At the American Thinker, Rick Moran meditates on the letter’s 9/11 conspiracy theory involving governmental “intelligence and security services.” He worries that Ahmadinejad’s conspiracy theory will succeed like the Kennedy conspiracy theories in confusing the American public and obscuring the truth about what happened on 9/11:
The horror and tragedy of that day could end up being subsumed by questions about whether or not the buildings were sabotaged, or whether the Pentagon was damaged by a truck bomb, or if the entire incident was one gigantic government conspiracy to insure the re-election of George Bush.

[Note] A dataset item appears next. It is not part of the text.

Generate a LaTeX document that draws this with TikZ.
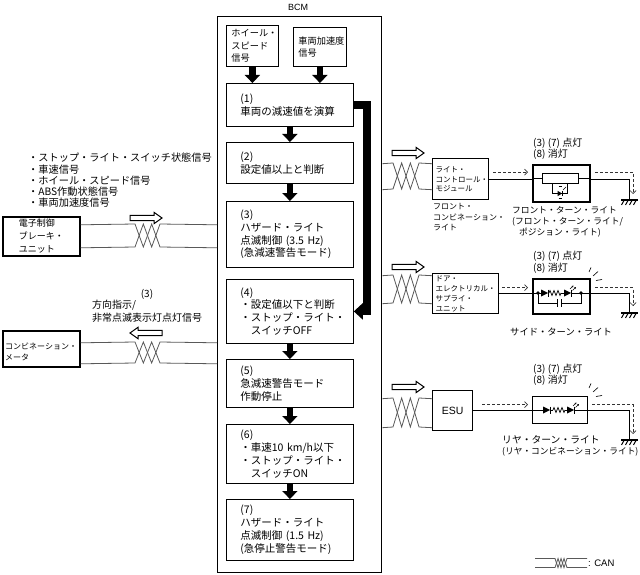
\documentclass[tikz,border=0pt]{standalone}
\usepackage{fontspec}
\setmainfont{Noto Sans CJK JP}
\newfontfamily\lat{Liberation Sans}
\usetikzlibrary{arrows.meta,calc}
\newcommand\fBox{\fontsize{10.5}{12.8}\selectfont}
\newcommand\fTop{\fontsize{9.2}{12.3}\selectfont}
\newcommand\fList{\fontsize{10.2}{11.3}\selectfont}
\newcommand\fEcu{\fontsize{9}{13}\selectfont}
\newcommand\fMeter{\fontsize{8}{11}\selectfont}
\newcommand\fMod{\fontsize{7.5}{9.8}\selectfont}
\newcommand\fLab{\fontsize{10}{11.5}\selectfont}
% twisted pair wire: start, twist start, dx, dy, end (wire changes side)
\newcommand\canwire[5]{\draw[wire] (#1) -- (#2) -- ++(#3,#4) -- ++(#3,{-(#4)}) -- ++(#3,#4) -- (#5);}
\newcommand\hollowR[2]{\draw[hollow] ({#1},{#2-2.7}) -- ++(24,0) -- ++(0,-3) -- ++(8,5.7) -- ++(-8,5.7) -- ++(0,-3) -- ++(-24,0) -- cycle;}
\newcommand\hollowL[2]{\draw[hollow] ({#1+32},{#2-2.7}) -- ++(-24,0) -- ++(0,-3) -- ++(-8,5.7) -- ++(8,5.7) -- ++(0,-3) -- ++(24,0) -- cycle;}
\newcommand\diode[2]{\fill ({#1},{#2-3.5}) -- ({#1+7},{#2}) -- ({#1},{#2+3.5}) -- cycle; \draw[line width=0.9pt] ({#1+7},{#2-3.5}) -- ({#1+7},{#2+3.5});}
\newcommand\resis[2]{\draw[line width=0.7pt] ({#1},{#2}) -- ++(1,-2.5) -- ++(2,5) -- ++(2,-5) -- ++(2,5) -- ++(2,-5) -- ++(2,5) -- ++(1,-2.5);}
\newcommand\led[2]{\diode{#1}{#2}\draw[line width=0.5pt,-{Stealth[length=2pt,width=2pt]}] ({#1+6},{#2-4}) -- ++(3.5,-3.5);\draw[line width=0.5pt,-{Stealth[length=2pt,width=2pt]}] ({#1+8.5},{#2-2.5}) -- ++(3.5,-3.5);}
\newcommand\gnd[1]{\draw[line width=1.3pt] ($(#1)+(-8,0)$) -- ($(#1)+(9,0)$);
  \foreach \k in {0,1,2,3} {\draw[line width=1pt] ($(#1)+({-5+4*\k},0.5)$) -- ($(#1)+({-7.5+4*\k},5)$);}}
\tikzset{
  bx/.style={draw, inner sep=0pt, anchor=north west},
  stepbox/.style={bx, line width=0.8pt, align=left, font=\fBox, inner xsep=14pt, text width=99pt, minimum width=127pt},
  lab/.style={anchor=west, align=left, inner sep=0pt},
  wire/.style={draw=black!65, line width=0.8pt},
  cable/.style={draw=black, line width=0.8pt},
  flow/.style={line width=6.5pt, -{Triangle[length=8pt,width=15pt]}},
  sig/.style={draw=black!80, line width=0.7pt, dash pattern=on 3pt off 2pt, -{Straight Barb[length=3pt,width=6pt]}},
  hollow/.style={draw, line width=1pt, fill=white},
  lamp/.style={bx, line width=1.8pt},
  module/.style={bx, line width=1.4pt, align=left, font=\fMod, inner xsep=3pt},
}
\begin{document}
\begin{tikzpicture}[x=1pt,y=-1pt]
\useasboundingbox (0,0) rectangle (640,575);
% BCM
\node[bx, line width=1.3pt, minimum width=164pt, minimum height=556pt] (bcm) at (217,16) {};
\node[font=\lat\fontsize{9}{10}\selectfont, inner sep=0pt] (bcmlbl) at (298,7.5) {BCM};
\node[bx, line width=0.8pt, minimum width=52pt, minimum height=41pt, align=left, font=\fTop, inner xsep=5pt, text width=42pt] (wheel) at (226,25) {ホイール・\\スピード\\信号};
\node[bx, line width=0.8pt, minimum width=53pt, minimum height=39pt, align=left, font=\fTop, inner xsep=5pt, text width=43pt] (accel) at (293,27) {車両加速度\\信号};
\node[stepbox, minimum height=43pt] (b1) at (226,83) {(1)\\車両の減速値を演算};
\node[stepbox, minimum height=41pt] (b2) at (226,142) {(2)\\設定値以上と判断};
\node[stepbox, minimum height=66pt] (b3) at (226,201) {(3)\\ハザード・ライト\\点滅制御 (3.5 Hz)\\(急減速警告モード)};
\node[stepbox, minimum height=64pt] (b4) at (226,279) {(4)\\・設定値以下と判断\\・ストップ・ライト・\\\hphantom{・}スイッチOFF};
\node[stepbox, minimum height=48pt] (b5) at (226,359) {(5)\\急減速警告モード\\作動停止};
\node[stepbox, minimum height=59pt] (b6) at (226,424) {(6)\\・車速10 km/h以下\\・ストップ・ライト・\\\hphantom{・}スイッチON};
\node[stepbox, minimum height=61pt] (b7) at (226,499) {(7)\\ハザード・ライト\\点滅制御 (1.5 Hz)\\(急停止警告モード)};
\draw[flow] (wheel.south) -- (wheel.south |- b1.north);
\draw[flow] (accel.south) -- (accel.south |- b1.north);
\draw[flow] (b1.south) -- (b2.north);
\draw[flow] (b2.south) -- (b3.north);
\draw[flow] (b4.south) -- (b5.north);
\draw[flow] (b5.south) -- (b6.north);
\draw[flow] (b6.south) -- (b7.north);
\draw[line width=8pt, line join=miter, -{Triangle[length=9pt,width=16pt]}] (b1.east) -- ++(13,0) |- (b4.east);
% left side
\node[bx, line width=1.6pt, minimum width=77pt, minimum height=39pt, align=left, font=\fEcu] (ecu) at (2,216) {電子制御\\ブレーキ・\\ユニット};
\node[bx, line width=1.6pt, minimum width=77pt, minimum height=36pt] (meter) at (2,330) {};
\node[lab, font=\fMeter] (metertxt) at (5,351.5) {コンビネーション・\\メータ};
\node[lab, font=\fList] (siglist) at (28,180.5) {・ストップ・ライト・スイッチ状態信号\\・車速信号\\・ホイール・スピード信号\\・ABS作動状態信号\\・車両加速度信号};
\node[font=\fLab, inner sep=0pt] (n3) at (147,294) {(3)};
\node[lab, font=\fontsize{10}{13}\selectfont] (turnsig) at (92,311.5) {方向指示/\\非常点滅表示灯点灯信号};
\coordinate (e1) at ($(ecu.east)+(0,-11.5)$);
\coordinate (e2) at ($(ecu.east)+(0,11.5)$);
\canwire{e1}{135,224}{8.333}{23}{e2 -| bcm.west}
\canwire{e2}{135,247}{8.333}{-23}{e1 -| bcm.west}
\coordinate (m1) at ($(meter.east)+(0,-6)$);
\coordinate (m2) at ($(meter.east)+(0,15)$);
\canwire{m1}{135,342}{8.333}{21}{m2 -| bcm.west}
\canwire{m2}{135,363}{8.333}{-21}{m1 -| bcm.west}
\hollowR{130}{218}
\hollowL{130}{333}
% right side modules
\node[module, minimum width=56pt, minimum height=41pt, text width=50pt] (lcm) at (432,158) {ライト・\\コントロール・\\モジュール};
\node[module, minimum width=66pt, minimum height=40pt, text width=60pt] (desu) at (432,273) {ドア・\\エレクトリカル・\\サプライ・\\ユニット};
\node[bx, line width=1.4pt, minimum width=40pt, minimum height=40pt, font=\lat\fontsize{10.5}{12}\selectfont] (esu) at (432,390) {ESU};
\coordinate (r1) at ($(lcm.west)+(0,-15.5)$);
\coordinate (r2) at ($(lcm.west)+(0,10.5)$);
\canwire{r1 -| bcm.east}{393,163}{8.667}{26}{r2}
\canwire{r2 -| bcm.east}{393,189}{8.667}{-26}{r1}
\coordinate (s1) at ($(desu.west)+(0,-18)$);
\coordinate (s2) at ($(desu.west)+(0,10)$);
\canwire{s1 -| bcm.east}{393,275}{8.667}{28}{s2}
\canwire{s2 -| bcm.east}{393,303}{8.667}{-28}{s1}
\coordinate (u1) at ($(esu.west)+(0,-12)$);
\coordinate (u2) at ($(esu.west)+(0,17)$);
\canwire{u1 -| bcm.east}{393,398}{8.667}{29}{u2}
\canwire{u2 -| bcm.east}{393,427}{8.667}{-29}{u1}
\hollowR{392}{153}
\hollowR{392}{267}
\hollowR{392}{387}
% lamps
\node[lamp, minimum width=57pt, minimum height=37pt] (lamp1) at (532,164) {};
\node[lamp, minimum width=57pt, minimum height=35pt] (lamp2) at (532,278) {};
\node[lamp, line width=1.4pt, minimum width=55pt, minimum height=27pt] (lamp3) at (532,396) {};
\draw[cable] (lcm.east) -- (lcm.east -| lamp1.west);
\draw[cable] (desu.east) -- (desu.east -| lamp2.west);
\draw[cable] (esu.east) -- (esu.east -| lamp3.west);
\coordinate (g1) at (629,200);
\coordinate (g2) at (629,313);
\coordinate (g3) at (629,440);
\draw[cable] (lcm.east -| lamp1.east) -| (g1);
\draw[cable] (desu.east -| lamp2.east) -| (g2);
\draw[cable] (esu.east -| lamp3.east) -| (g3);
\gnd{g1}
\gnd{g2}
\gnd{g3}
\coordinate (d1) at (633,194);
\coordinate (d2) at (633,306);
\coordinate (d3) at (633,434);
\draw[sig] ($(lcm.east)+(4,-7)$) -- ($(lcm.east -| lamp1.west)+(-4,-7)$);
\draw[sig] ($(desu.east)+(3,-6)$) -- ($(desu.east -| lamp2.west)+(-4,-6)$);
\draw[sig] ($(esu.east)+(9,-6)$) -- ($(esu.east -| lamp3.west)+(-4,-6)$);
\draw[sig] ($(lcm.east -| lamp1.east)+(4,-7)$) -| (d1);
\draw[sig] ($(desu.east -| lamp2.east)+(4,-6)$) -| (d2);
\draw[sig] ($(esu.east -| lamp3.east)+(4,-6)$) -| (d3);
% lamp 1 internals
\draw[cable] (532,178.5) -- (542,178.5);
\draw[cable] (578,178.5) -- (589,178.5);
\draw[line width=0.8pt] (542,173.5) rectangle (578,183.5);
\draw[line width=0.7pt] (552,183.5) -- (552,193.5) -- (567,193.5) -- (567,183.5);
\fill (557.5,190.8) -- (562,193.5) -- (557.5,196.2) -- cycle;
\draw[line width=0.7pt] (562,190.8) -- (562,196.2);
\draw[line width=0.4pt] (563,190) -- (566,187);
\draw[line width=0.4pt] (558.5,186) -- (561.5,186);
\draw[line width=0.4pt] (558.5,198.5) -- (561.5,198.5);
% lamp 2 internals
\draw[cable] (532,293) -- (541,293);
\diode{541}{293}
\draw[cable] (548,293) -- (549,293);
\resis{549}{293}
\draw[cable] (561,293) -- (564,293);
\led{564}{293}
\draw[cable] (571,293) -- (589,293);
\fill (538,293) circle (1.8);
\fill (581,293) circle (1.8);
\draw[cable] (538,293) -- (538,303) -- (557,303);
\draw[cable] (561,303) -- (581,303) -- (581,293);
\draw[line width=0.9pt] (557,299) -- (557,307);
\draw[line width=0.9pt] (561,299) -- (561,307);
\draw[line width=0.6pt] (589,272) -- (591,267.5);
\draw[line width=0.6pt] (593,276) -- (598,271.5);
\draw[line width=0.6pt] (596,280.5) -- (602,279.5);
% lamp 3 internals
\draw[cable] (532,410) -- (543,410);
\diode{543}{410}
\draw[cable] (550,410) -- (553,410);
\resis{553}{410}
\draw[cable] (565,410) -- (567,410);
\led{567}{410}
\draw[cable] (574,410) -- (587,410);
\draw[line width=0.6pt] (589,388) -- (591,383.5);
\draw[line width=0.6pt] (593,392) -- (598,387.5);
\draw[line width=0.6pt] (596,396.5) -- (602,395.5);
% right labels
\node[lab, font=\fLab] (st1) at (533,149) {(3) (7) 点灯\\(8) 消灯};
\node[lab, font=\fLab] (st2) at (533,262.5) {(3) (7) 点灯\\(8) 消灯};
\node[lab, font=\fLab] (st3) at (533,375) {(3) (7) 点灯\\(8) 消灯};
\node[lab, font=\fontsize{8}{10.5}\selectfont] (lcmlbl) at (433,217.5) {フロント・\\コンビネーション・\\ライト};
\node[lab, font=\fontsize{8.75}{11}\selectfont] (l1lbl) at (512,222) {フロント・ターン・ライト\\(フロント・ターン・ライト/\\\hspace*{7pt}ポジション・ライト)};
\node[lab, font=\fontsize{9.3}{11}\selectfont] (l2lbl) at (510,332) {サイド・ターン・ライト};
\node[lab, font=\fontsize{9.8}{11}\selectfont] (l3lbl) at (502,440) {リヤ・ターン・ライト};
\node[lab, font=\fontsize{8.7}{10}\selectfont] (l3lblb) at (502,452) {(リヤ・コンビネーション・ライト)};
% legend
\draw[wire] (535,558.5) -- (555,558.5) -- ++(3,9) -- ++(3,-9) -- ++(3,9) -- ++(3,-9) -- (587,558.5);
\draw[wire] (535,567.5) -- (555,567.5) -- ++(3,-9) -- ++(3,9) -- ++(3,-9) -- ++(3,9) -- (587,567.5);
\node[lab, font=\lat\fontsize{9.5}{11}\selectfont] (canlbl) at (588,563) {: CAN};
\end{tikzpicture}
\end{document}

We cannot let that happen. Considering that the War on Terror will probably be a generational conflict, we owe it to our children and grandchildren to keep what really happened on 9/11 from sliding away into the muck of conspiracy and fantasy. Otherwise, we run the risk of forgetting why we fight and why we must win this war.
Moran’s excellent column is “Take off the 9/11 tinfoil hats.”